Using the Google AdSense API, which is generally limited web properties with “significant traction,” any Weebly user can now drag and drop Adsense ad widgets onto their page without having to deal with code snippets, up-front registration, or bumbling their way to get a proper size and format. Weebly facilitates the whole process, although eventually its users will have to register personal and financial information with Google.
The pro accounts (which is not required to run Google’s Adsense) cost five dollars a month – or four dollars a month with the company’s two-year package — gives users the ability to go above and beyond the basic web page creation. Pro account users will get a number of additional features. They’ll be able to create password-protected pages, something very useful for teachers, co-founder David Rusenko tells me. Pro users will be able to remove or customize the Weebly logo at the bottom of the page — a feature certainly appealing to those wishing to present a more professional look.
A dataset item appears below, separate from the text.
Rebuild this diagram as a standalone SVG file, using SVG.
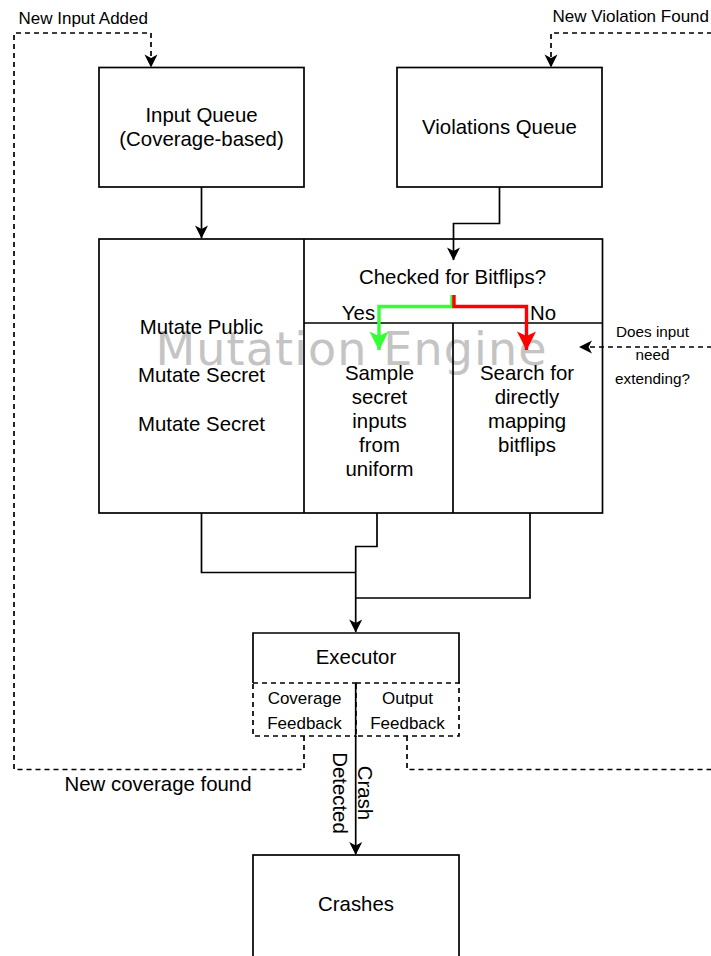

Pro users will also be able to own and administer ten websites per account, have access to support services; and receive upgrades in file size limit from 5MB to 100MB per file (although neither pro or regular accounts have an overall storage cap).
The first, puts it in the realms of competitors SiteKreator and Synthasite by venturing into the freemium model; offer a core product, free, which 90 to 99% of users take advantage of, while charging the power users a monthly fee for more advanced features.
Weebly plans to split the revenue 50/50 with its web page creators, which number over 625,000 to date, although the team isn’t sure how many users will take advantage of the new feature.
One obvious question is why hasn’t Weebly competitor Google Page Creator integrated AdSense into its own web-creation tools? Rusenko says that not one single developer at Google is working on Google pages right now — they all either quit or were re-assigned — which makes it seem that the giant is content to let young startups like Weebly continue to grow.